Extract, unchanged, each line of the listing below from its first line through the line that contains "color=ink, solid_joinstyle='round', **styles[key])", inclusive, and nothing else.

Data lines:
+++

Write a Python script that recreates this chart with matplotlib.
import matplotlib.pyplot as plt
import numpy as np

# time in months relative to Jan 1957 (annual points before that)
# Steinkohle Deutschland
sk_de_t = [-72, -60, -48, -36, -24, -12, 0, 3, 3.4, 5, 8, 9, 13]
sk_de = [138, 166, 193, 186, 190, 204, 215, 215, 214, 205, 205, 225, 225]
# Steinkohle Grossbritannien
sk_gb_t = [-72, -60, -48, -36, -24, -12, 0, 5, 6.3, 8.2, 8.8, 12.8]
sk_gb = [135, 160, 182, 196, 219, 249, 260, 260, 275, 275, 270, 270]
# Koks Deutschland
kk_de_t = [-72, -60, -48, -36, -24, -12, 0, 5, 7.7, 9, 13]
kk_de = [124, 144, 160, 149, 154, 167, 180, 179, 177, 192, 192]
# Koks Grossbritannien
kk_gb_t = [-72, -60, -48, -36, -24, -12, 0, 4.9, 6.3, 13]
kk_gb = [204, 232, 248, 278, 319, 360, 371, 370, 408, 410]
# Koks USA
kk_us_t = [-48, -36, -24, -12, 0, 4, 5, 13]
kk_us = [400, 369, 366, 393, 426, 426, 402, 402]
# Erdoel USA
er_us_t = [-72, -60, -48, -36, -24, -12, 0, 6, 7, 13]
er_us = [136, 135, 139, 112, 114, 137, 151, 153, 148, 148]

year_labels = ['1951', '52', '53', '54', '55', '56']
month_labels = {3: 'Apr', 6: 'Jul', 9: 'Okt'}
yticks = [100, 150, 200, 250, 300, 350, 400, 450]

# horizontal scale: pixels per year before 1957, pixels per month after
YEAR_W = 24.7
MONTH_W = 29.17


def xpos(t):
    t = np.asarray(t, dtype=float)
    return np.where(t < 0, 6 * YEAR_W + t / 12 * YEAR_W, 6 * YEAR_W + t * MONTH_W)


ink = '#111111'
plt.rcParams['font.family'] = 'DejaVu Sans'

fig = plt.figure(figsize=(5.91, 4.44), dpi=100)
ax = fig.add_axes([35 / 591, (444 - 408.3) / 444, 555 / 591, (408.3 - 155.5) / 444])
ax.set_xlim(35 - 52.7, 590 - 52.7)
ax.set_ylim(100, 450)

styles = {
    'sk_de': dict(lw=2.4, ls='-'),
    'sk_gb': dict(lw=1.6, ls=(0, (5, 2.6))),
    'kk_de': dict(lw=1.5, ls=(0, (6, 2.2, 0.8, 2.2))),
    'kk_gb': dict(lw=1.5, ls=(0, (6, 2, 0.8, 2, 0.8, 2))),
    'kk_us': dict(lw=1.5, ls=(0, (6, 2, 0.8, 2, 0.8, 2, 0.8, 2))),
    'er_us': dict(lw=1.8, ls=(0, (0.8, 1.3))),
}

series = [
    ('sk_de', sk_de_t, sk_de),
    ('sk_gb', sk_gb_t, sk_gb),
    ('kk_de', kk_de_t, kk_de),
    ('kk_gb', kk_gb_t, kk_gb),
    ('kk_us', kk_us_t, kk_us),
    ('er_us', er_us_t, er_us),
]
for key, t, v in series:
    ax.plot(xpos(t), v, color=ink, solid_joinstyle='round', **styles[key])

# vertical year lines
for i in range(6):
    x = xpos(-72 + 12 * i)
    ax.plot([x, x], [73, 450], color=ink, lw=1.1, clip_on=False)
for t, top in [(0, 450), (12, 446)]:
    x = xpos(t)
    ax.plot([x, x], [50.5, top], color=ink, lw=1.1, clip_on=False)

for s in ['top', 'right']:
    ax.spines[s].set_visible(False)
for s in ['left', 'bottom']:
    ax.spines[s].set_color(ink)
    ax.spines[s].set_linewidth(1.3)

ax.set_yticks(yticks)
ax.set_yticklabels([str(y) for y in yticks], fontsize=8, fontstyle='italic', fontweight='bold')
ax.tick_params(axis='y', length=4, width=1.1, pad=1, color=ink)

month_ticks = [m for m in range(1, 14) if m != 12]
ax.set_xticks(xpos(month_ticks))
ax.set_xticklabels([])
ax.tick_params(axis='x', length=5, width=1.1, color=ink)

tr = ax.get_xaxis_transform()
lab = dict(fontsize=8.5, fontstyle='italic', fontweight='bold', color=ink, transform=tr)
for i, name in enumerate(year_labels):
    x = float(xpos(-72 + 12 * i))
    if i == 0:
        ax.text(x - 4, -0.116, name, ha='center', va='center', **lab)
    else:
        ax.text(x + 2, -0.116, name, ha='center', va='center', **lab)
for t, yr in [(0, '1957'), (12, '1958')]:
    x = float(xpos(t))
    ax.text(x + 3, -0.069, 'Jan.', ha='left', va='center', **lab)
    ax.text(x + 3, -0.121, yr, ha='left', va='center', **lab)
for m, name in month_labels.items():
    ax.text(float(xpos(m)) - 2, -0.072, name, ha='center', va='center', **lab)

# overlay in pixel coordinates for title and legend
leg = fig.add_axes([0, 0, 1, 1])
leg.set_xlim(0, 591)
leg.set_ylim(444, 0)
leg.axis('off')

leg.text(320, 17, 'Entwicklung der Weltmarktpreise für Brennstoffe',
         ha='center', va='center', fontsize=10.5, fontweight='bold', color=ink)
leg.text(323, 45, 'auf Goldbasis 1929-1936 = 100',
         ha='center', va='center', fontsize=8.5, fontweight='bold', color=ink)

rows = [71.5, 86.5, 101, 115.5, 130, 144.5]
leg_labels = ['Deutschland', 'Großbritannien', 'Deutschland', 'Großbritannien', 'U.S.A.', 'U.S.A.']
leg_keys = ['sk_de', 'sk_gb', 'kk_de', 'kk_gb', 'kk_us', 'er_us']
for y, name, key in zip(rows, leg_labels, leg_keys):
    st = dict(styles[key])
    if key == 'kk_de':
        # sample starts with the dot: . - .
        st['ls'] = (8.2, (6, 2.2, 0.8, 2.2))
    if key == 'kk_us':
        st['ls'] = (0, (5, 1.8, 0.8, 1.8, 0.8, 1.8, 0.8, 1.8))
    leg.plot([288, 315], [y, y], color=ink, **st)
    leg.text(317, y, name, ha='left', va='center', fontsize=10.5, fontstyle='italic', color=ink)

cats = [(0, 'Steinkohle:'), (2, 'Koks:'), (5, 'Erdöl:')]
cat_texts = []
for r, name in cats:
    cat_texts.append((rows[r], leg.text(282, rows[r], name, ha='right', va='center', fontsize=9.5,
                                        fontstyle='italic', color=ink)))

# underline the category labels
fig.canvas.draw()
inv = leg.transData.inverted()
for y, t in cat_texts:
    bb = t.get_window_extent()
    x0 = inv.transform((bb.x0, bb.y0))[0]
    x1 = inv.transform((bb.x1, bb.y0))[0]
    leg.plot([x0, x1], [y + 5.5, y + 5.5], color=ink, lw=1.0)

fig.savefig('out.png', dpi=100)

+++

Solution to this problem:
Write a Python script that recreates this chart with matplotlib.
import matplotlib.pyplot as plt
import numpy as np

# time in months relative to Jan 1957 (annual points before that)
# Steinkohle Deutschland
sk_de_t = [-72, -60, -48, -36, -24, -12, 0, 3, 3.4, 5, 8, 9, 13]
sk_de = [138, 166, 193, 186, 190, 204, 215, 215, 214, 205, 205, 225, 225]
# Steinkohle Grossbritannien
sk_gb_t = [-72, -60, -48, -36, -24, -12, 0, 5, 6.3, 8.2, 8.8, 12.8]
sk_gb = [135, 160, 182, 196, 219, 249, 260, 260, 275, 275, 270, 270]
# Koks Deutschland
kk_de_t = [-72, -60, -48, -36, -24, -12, 0, 5, 7.7, 9, 13]
kk_de = [124, 144, 160, 149, 154, 167, 180, 179, 177, 192, 192]
# Koks Grossbritannien
kk_gb_t = [-72, -60, -48, -36, -24, -12, 0, 4.9, 6.3, 13]
kk_gb = [204, 232, 248, 278, 319, 360, 371, 370, 408, 410]
# Koks USA
kk_us_t = [-48, -36, -24, -12, 0, 4, 5, 13]
kk_us = [400, 369, 366, 393, 426, 426, 402, 402]
# Erdoel USA
er_us_t = [-72, -60, -48, -36, -24, -12, 0, 6, 7, 13]
er_us = [136, 135, 139, 112, 114, 137, 151, 153, 148, 148]

year_labels = ['1951', '52', '53', '54', '55', '56']
month_labels = {3: 'Apr', 6: 'Jul', 9: 'Okt'}
yticks = [100, 150, 200, 250, 300, 350, 400, 450]

# horizontal scale: pixels per year before 1957, pixels per month after
YEAR_W = 24.7
MONTH_W = 29.17


def xpos(t):
    t = np.asarray(t, dtype=float)
    return np.where(t < 0, 6 * YEAR_W + t / 12 * YEAR_W, 6 * YEAR_W + t * MONTH_W)


ink = '#111111'
plt.rcParams['font.family'] = 'DejaVu Sans'

fig = plt.figure(figsize=(5.91, 4.44), dpi=100)
ax = fig.add_axes([35 / 591, (444 - 408.3) / 444, 555 / 591, (408.3 - 155.5) / 444])
ax.set_xlim(35 - 52.7, 590 - 52.7)
ax.set_ylim(100, 450)

styles = {
    'sk_de': dict(lw=2.4, ls='-'),
    'sk_gb': dict(lw=1.6, ls=(0, (5, 2.6))),
    'kk_de': dict(lw=1.5, ls=(0, (6, 2.2, 0.8, 2.2))),
    'kk_gb': dict(lw=1.5, ls=(0, (6, 2, 0.8, 2, 0.8, 2))),
    'kk_us': dict(lw=1.5, ls=(0, (6, 2, 0.8, 2, 0.8, 2, 0.8, 2))),
    'er_us': dict(lw=1.8, ls=(0, (0.8, 1.3))),
}

series = [
    ('sk_de', sk_de_t, sk_de),
    ('sk_gb', sk_gb_t, sk_gb),
    ('kk_de', kk_de_t, kk_de),
    ('kk_gb', kk_gb_t, kk_gb),
    ('kk_us', kk_us_t, kk_us),
    ('er_us', er_us_t, er_us),
]
for key, t, v in series:
    ax.plot(xpos(t), v, color=ink, solid_joinstyle='round', **styles[key])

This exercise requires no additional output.